Scribing to Crooked Walls

Your walls are not straight. If you push a perfectly square cabinet against a wavy drywall surface, you will be left with ugly, inconsistent gaps. You must learn to scribe. Bring the cabinet close to the wall. Take a standard compass (like the one from high school geometry), set the point against the drywall, and the pencil against your cabinet trim. Run the compass down the wall. The pencil will transfer the exact topographical waves of the drywall onto your wood. Cut along that pencil line with a jigsaw, and your cabinet will fit against the wall tighter than a jigsaw puzzle.

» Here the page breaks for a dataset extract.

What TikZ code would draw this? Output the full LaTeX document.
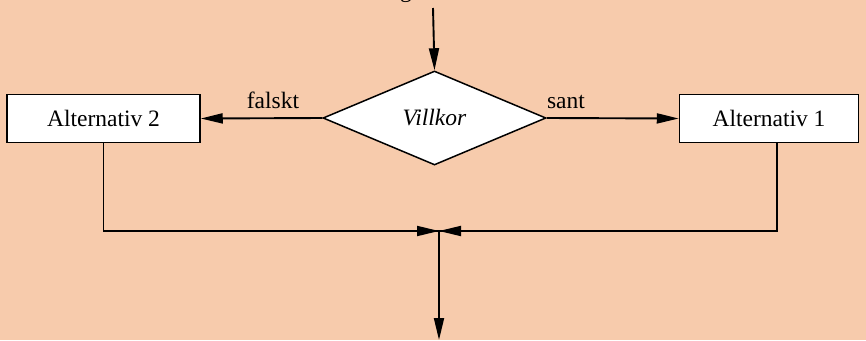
\documentclass[tikz,border=0pt]{standalone}
\usepackage{fontspec}
\setmainfont{Liberation Serif}
\usetikzlibrary{arrows.meta,shapes.geometric}
\definecolor{bgpeach}{RGB}{247,203,172}
\tikzset{
  flow/.style={line width=1.9pt, -{Triangle[length=22pt,width=10pt]}},
  plain/.style={line width=1.9pt},
  procbox/.style={draw, line width=1.5pt, fill=white, minimum width=193pt, minimum height=48pt, inner sep=0pt, font=\fontsize{23.5}{26}\selectfont},
  cond/.style={draw, line width=1.5pt, fill=white, diamond, aspect=2.37, minimum width=223pt, minimum height=94pt, inner sep=0pt, font=\fontsize{23.5}{26}\selectfont\itshape},
  lbl/.style={font=\fontsize{23.5}{26}\selectfont, inner sep=0pt}
}
\begin{document}
\begin{tikzpicture}[x=1pt,y=-1pt]
  \path[fill=bgpeach] (0,0) rectangle (866,340);
  \useasboundingbox (0,0) rectangle (866,340);
  % entry label, mostly above the page edge
  \node[lbl, anchor=base] (entry) at (406,-2) {g};
  \coordinate (top) at (433,8);
  \coordinate (join) at (439,231);
  \coordinate (out) at (439,340);
  \node[cond] (villkor) at (434.5,118) {Villkor};
  \node[procbox] (alt2) at (103.5,118.5) {Alternativ 2};
  \node[procbox, minimum width=179pt] (alt1) at (769,118.5) {Alternativ 1};
  \draw[flow] (top) -- (villkor.north);
  \draw[flow] (villkor.west) -- (alt2.east);
  \draw[flow] (villkor.east) -- (alt1.west);
  \node[lbl, anchor=base] (falskt) at (273,108) {falskt};
  \node[lbl, anchor=base] (sant) at (566,108) {sant};
  \draw[plain] (alt2.south) |- (join) ;
  \draw[flow] ([xshift=-60pt]join) -- (join);
  \draw[plain] (alt1.south -| 777,0) |- (join);
  \draw[flow] ([xshift=60pt]join) -- (join);
  \draw[flow] (join) -- (out);
\end{tikzpicture}
\end{document}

The Holy Trinity of Finishing

Wood glue and brad nails hold the piece together. But wood filler, caulk, and primer make it beautiful.

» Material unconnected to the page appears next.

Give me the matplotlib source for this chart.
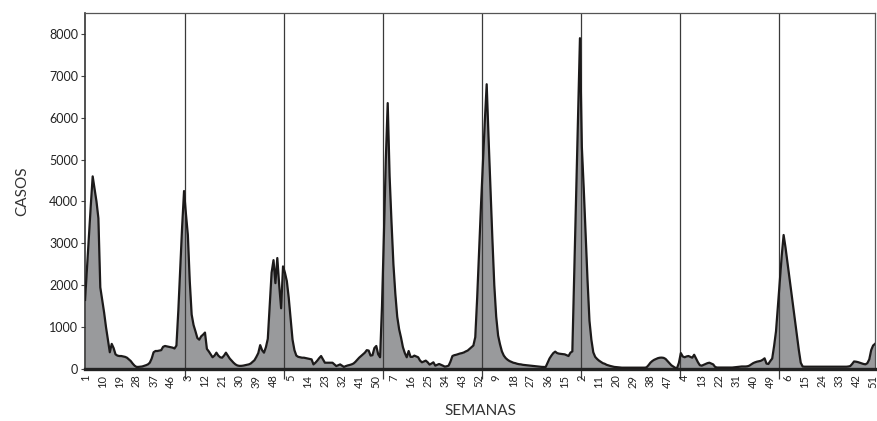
import matplotlib
matplotlib.use("Agg")
import matplotlib.pyplot as plt
import numpy as np

plt.rcParams['font.family'] = ['Lato', 'DejaVu Sans']

# Weekly cases, one list per season (52 weeks each)
season1 = [1650, 2400, 3150, 3900, 4600, 4300, 4000, 3600, 1950, 1650,
           1350, 1000, 700, 400, 600, 500, 350, 320, 310, 310,
           300, 290, 270, 230, 190, 130, 80, 50, 50, 55,
           60, 75, 90, 110, 150, 250, 400, 430, 430, 440,
           450, 530, 550, 540, 530, 520, 510, 490, 560, 1400,
           2400, 3400]
season2 = [4250, 3700, 3200, 2100, 1300, 1050, 900, 740, 700, 780,
           820, 870, 480, 420, 350, 280, 320, 390, 320, 280,
           270, 320, 390, 320, 250, 200, 150, 110, 85, 75,
           75, 80, 90, 100, 110, 130, 170, 210, 290, 380,
           570, 450, 390, 520, 720, 1500, 2300, 2600, 2050, 2650,
           2000, 1450]
season3 = [2450, 2300, 2100, 1700, 1200, 700, 450, 320, 290, 280,
           270, 270, 260, 250, 240, 230, 110, 150, 200, 260,
           310, 230, 150, 150, 150, 150, 150, 110, 70, 90,
           110, 80, 50, 70, 85, 96, 110, 130, 170, 220,
           270, 310, 350, 390, 450, 440, 320, 330, 500, 550,
           350, 280]
season4 = [1500, 3200, 5000, 6350, 4600, 3500, 2500, 1800, 1250, 950,
           750, 520, 380, 280, 430, 290, 290, 320, 300, 280,
           200, 160, 180, 200, 160, 105, 130, 160, 80, 100,
           120, 100, 80, 56, 65, 80, 180, 310, 330, 340,
           355, 370, 380, 395, 420, 440, 480, 520, 560, 760,
           1700, 2800]
season5 = [3900, 4900, 5900, 6800, 5500, 4300, 3100, 2000, 1250, 800,
           590, 420, 320, 260, 220, 190, 170, 150, 140, 125,
           115, 110, 100, 95, 90, 85, 80, 75, 72, 65,
           60, 55, 50, 48, 48, 150, 250, 320, 380, 415,
           380, 367, 360, 355, 350, 330, 310, 390, 420, 2300,
           4200, 6100]
season6 = [7900, 5300, 4300, 3200, 2100, 1150, 700, 400, 290, 240,
           200, 170, 140, 125, 100, 85, 72, 60, 50, 45,
           40, 35, 32, 32, 32, 32, 32, 32, 32, 32,
           32, 32, 32, 32, 32, 40, 90, 150, 190, 220,
           240, 260, 270, 272, 265, 240, 190, 140, 90, 60,
           30, 20]
season7 = [150, 380, 300, 280, 300, 310, 290, 270, 340, 250,
           160, 90, 80, 100, 120, 140, 150, 130, 110, 50,
           35, 35, 35, 35, 35, 35, 35, 35, 35, 40,
           45, 50, 55, 60, 60, 60, 65, 80, 110, 140,
           160, 175, 185, 195, 220, 255, 130, 120, 190, 250,
           550, 900]
season8 = [1500, 2100, 2700, 3200, 2900, 2550, 2200, 1850, 1500, 1150,
           800, 450, 150, 60, 55, 55, 55, 55, 55, 55,
           55, 55, 55, 55, 55, 55, 55, 55, 55, 55,
           55, 55, 55, 55, 55, 55, 55, 60, 70, 120,
           180, 175, 165, 150, 135, 120, 112, 140, 230, 450,
           560, 600]

week_labels = ["1", "10", "19", "28", "37", "46",
               "3", "12", "21", "30", "39", "48",
               "5", "14", "23", "32", "41", "50",
               "7", "16", "25", "34", "43", "52",
               "9", "18", "27", "36", "15",
               "2", "11", "20", "29", "38", "47",
               "4", "13", "22", "31", "40", "49",
               "6", "15", "24", "33", "42", "51"]
y_ticks = [0, 1000, 2000, 3000, 4000, 5000, 6000, 7000, 8000]

seasons = [season1, season2, season3, season4, season5, season6, season7, season8]
cases = np.concatenate(seasons)
x = np.arange(len(cases))

fig = plt.figure(figsize=(8.77, 4.21), dpi=100)
ax = fig.add_axes([0.097, 0.1235, 0.9007, 0.8455])

ax.fill_between(x, cases, 0, color="#999a9c", linewidth=0, zorder=1)
ax.plot(x, cases, color="#1c1a1a", linewidth=1.6, solid_joinstyle="round", zorder=3)

# season boundaries
bounds = [len(season1) * k + 0.5 for k in range(1, len(seasons))]
for b in bounds:
    ax.axvline(b, color="#3a3a3a", linewidth=0.9, zorder=2)

ax.set_xlim(0, len(cases) - 1)
ax.set_ylim(0, 8500)

ax.set_xticks(bounds)
ax.set_xticklabels([])
ax.tick_params(axis="x", which="major", length=7, width=0.9, color="#3a3a3a", direction="out")
ax.set_xticks(np.arange(0, len(cases), 9)[:len(week_labels)], minor=True)
ax.set_xticklabels(week_labels, minor=True, rotation=90, fontsize=8, color="#222222")
ax.tick_params(axis="x", which="minor", length=0, pad=4)

ax.set_yticks(y_ticks)
ax.set_yticklabels([str(v) for v in y_ticks], fontsize=9, color="#222222")
ax.tick_params(axis="y", length=3, width=0.8, color="#444444", pad=2)

for side in ["top", "right"]:
    ax.spines[side].set_color("#555555")
    ax.spines[side].set_linewidth(0.9)
ax.spines["left"].set_color("#333333")
ax.spines["left"].set_linewidth(1.2)
ax.spines["bottom"].set_color("#222222")
ax.spines["bottom"].set_linewidth(2.4)

ax.set_xlabel("SEMANAS", fontsize=11, color="#333333", labelpad=12)
ax.set_ylabel("CASOS", fontsize=11, color="#333333", labelpad=14)

fig.savefig("out.png", dpi=100)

  1. Wood Filler: Use a shrinking, sandable wood filler for all nail holes on flat wooden surfaces. Overfill the hole slightly, let it dry hard, and sand it perfectly flush with 220-grit paper.
  2. Acrylic Caulk: Never use wood filler in interior 90-degree corners (like where your face frame meets the wall, or where the bench meets the vertical dividers). Houses shift. Wood filler will crack. Run a thin bead of highly flexible, paintable acrylic caulk in all corners.
  3. Leveling Paint: Do not use standard latex wall paint on custom cabinetry. It remains slightly tacky and will peel under the abrasion of sliding baskets. Invest in a premium Waterborne Alkyd Enamel. It sprays or rolls on like a water-based paint but cures to a hard, durable, plastic-like shell.

Key Takeaways

  • Always anchor your units directly into the structural wall studs, never just the drywall.
  • Match the depth of your build to the physical constraints of your room to protect traffic flow.
  • Combine plywood for structural integrity with MDF for a flawless painted finish.
  • Scribe your trim pieces to the wall to eliminate unsightly gaps and shadow lines.
  • Use a high-quality alkyd enamel paint to withstand the daily abuse of shoes, bags, and coats.

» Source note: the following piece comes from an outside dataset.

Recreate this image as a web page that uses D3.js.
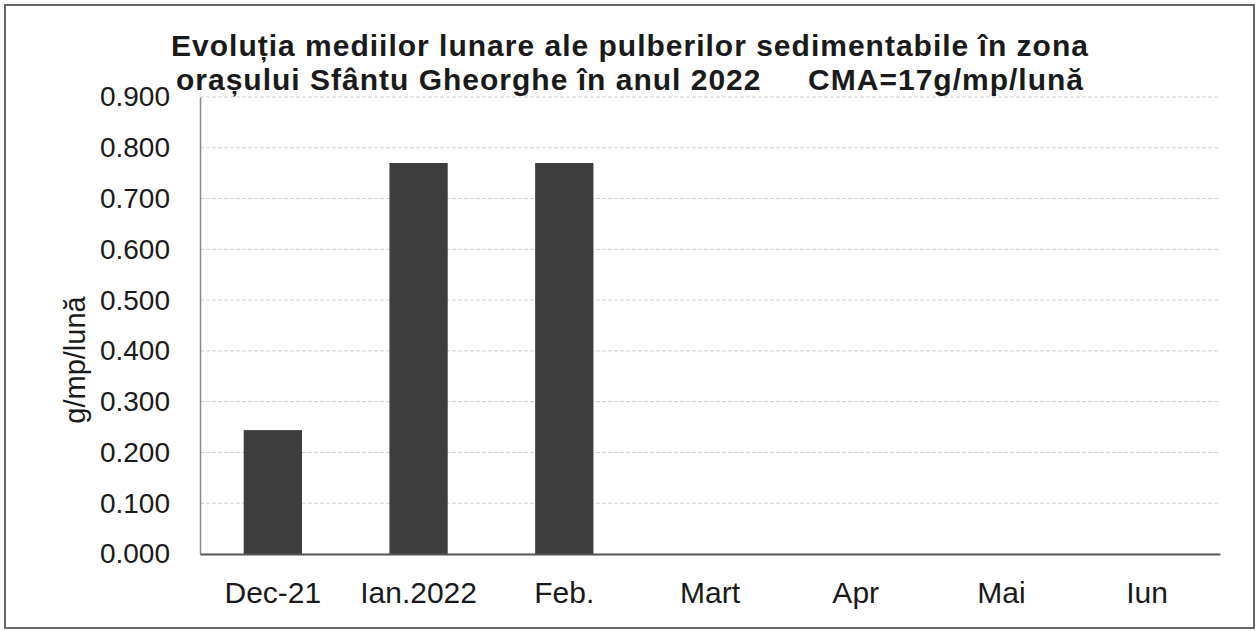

The Bottom Line: Transforming your entryway isn’t an insurmountable architectural feat reserved only for elite contractors. By selecting the right structural approach for your specific space, utilizing smart modular hacks when necessary, and refusing to cut corners during the crucial priming and caulking phases, you can build a massive, high-end drop zone. Grab your tape measure, fire up the miter saw, and reclaim your floor space.